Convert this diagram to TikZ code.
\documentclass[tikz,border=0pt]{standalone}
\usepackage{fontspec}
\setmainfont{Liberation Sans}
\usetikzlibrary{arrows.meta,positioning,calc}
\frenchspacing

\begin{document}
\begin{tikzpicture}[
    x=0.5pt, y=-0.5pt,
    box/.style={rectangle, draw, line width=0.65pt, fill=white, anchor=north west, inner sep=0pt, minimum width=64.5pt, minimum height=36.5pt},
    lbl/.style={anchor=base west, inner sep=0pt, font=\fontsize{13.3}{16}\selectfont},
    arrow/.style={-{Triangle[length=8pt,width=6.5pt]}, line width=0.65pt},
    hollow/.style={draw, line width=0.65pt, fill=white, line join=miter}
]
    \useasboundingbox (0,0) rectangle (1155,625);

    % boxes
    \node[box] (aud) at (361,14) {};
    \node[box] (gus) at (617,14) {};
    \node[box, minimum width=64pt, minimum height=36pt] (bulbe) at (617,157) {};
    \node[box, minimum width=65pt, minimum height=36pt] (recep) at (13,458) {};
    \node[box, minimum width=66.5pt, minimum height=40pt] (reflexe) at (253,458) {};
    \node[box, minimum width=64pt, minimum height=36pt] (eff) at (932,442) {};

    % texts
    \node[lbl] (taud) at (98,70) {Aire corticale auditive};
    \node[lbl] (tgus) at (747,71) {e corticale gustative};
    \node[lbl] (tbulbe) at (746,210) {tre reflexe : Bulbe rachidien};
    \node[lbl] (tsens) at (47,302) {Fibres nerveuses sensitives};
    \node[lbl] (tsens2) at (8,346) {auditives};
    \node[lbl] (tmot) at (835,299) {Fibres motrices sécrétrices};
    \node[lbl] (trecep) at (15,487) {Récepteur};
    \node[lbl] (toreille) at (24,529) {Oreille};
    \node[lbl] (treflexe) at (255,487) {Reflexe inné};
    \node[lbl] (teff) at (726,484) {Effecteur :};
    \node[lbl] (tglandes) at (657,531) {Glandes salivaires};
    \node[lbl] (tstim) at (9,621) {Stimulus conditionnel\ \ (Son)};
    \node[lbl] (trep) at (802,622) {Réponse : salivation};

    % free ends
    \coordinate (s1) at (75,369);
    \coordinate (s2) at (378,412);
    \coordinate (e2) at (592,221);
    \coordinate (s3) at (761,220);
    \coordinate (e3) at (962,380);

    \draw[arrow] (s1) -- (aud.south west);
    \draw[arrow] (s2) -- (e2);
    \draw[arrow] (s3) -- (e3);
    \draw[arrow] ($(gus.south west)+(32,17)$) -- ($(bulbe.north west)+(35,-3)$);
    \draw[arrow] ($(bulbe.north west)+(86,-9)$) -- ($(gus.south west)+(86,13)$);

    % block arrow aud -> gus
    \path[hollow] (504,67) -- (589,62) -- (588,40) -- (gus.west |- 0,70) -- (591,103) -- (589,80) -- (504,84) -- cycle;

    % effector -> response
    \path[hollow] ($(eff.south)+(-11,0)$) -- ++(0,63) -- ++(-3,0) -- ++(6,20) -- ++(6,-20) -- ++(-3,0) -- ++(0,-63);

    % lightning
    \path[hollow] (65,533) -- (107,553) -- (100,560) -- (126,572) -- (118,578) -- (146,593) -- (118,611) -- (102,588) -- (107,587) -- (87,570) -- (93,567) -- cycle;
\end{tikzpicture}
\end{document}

--

> _The task_
Include the first line, the line containing "minimum height=36pt] (eff)", and every line between them, copied exactly from the material above; output no other line.

> _Exercise solution_
Convert this diagram to TikZ code.
\documentclass[tikz,border=0pt]{standalone}
\usepackage{fontspec}
\setmainfont{Liberation Sans}
\usetikzlibrary{arrows.meta,positioning,calc}
\frenchspacing

\begin{document}
\begin{tikzpicture}[
    x=0.5pt, y=-0.5pt,
    box/.style={rectangle, draw, line width=0.65pt, fill=white, anchor=north west, inner sep=0pt, minimum width=64.5pt, minimum height=36.5pt},
    lbl/.style={anchor=base west, inner sep=0pt, font=\fontsize{13.3}{16}\selectfont},
    arrow/.style={-{Triangle[length=8pt,width=6.5pt]}, line width=0.65pt},
    hollow/.style={draw, line width=0.65pt, fill=white, line join=miter}
]
    \useasboundingbox (0,0) rectangle (1155,625);

    % boxes
    \node[box] (aud) at (361,14) {};
    \node[box] (gus) at (617,14) {};
    \node[box, minimum width=64pt, minimum height=36pt] (bulbe) at (617,157) {};
    \node[box, minimum width=65pt, minimum height=36pt] (recep) at (13,458) {};
    \node[box, minimum width=66.5pt, minimum height=40pt] (reflexe) at (253,458) {};
    \node[box, minimum width=64pt, minimum height=36pt] (eff) at (932,442) {};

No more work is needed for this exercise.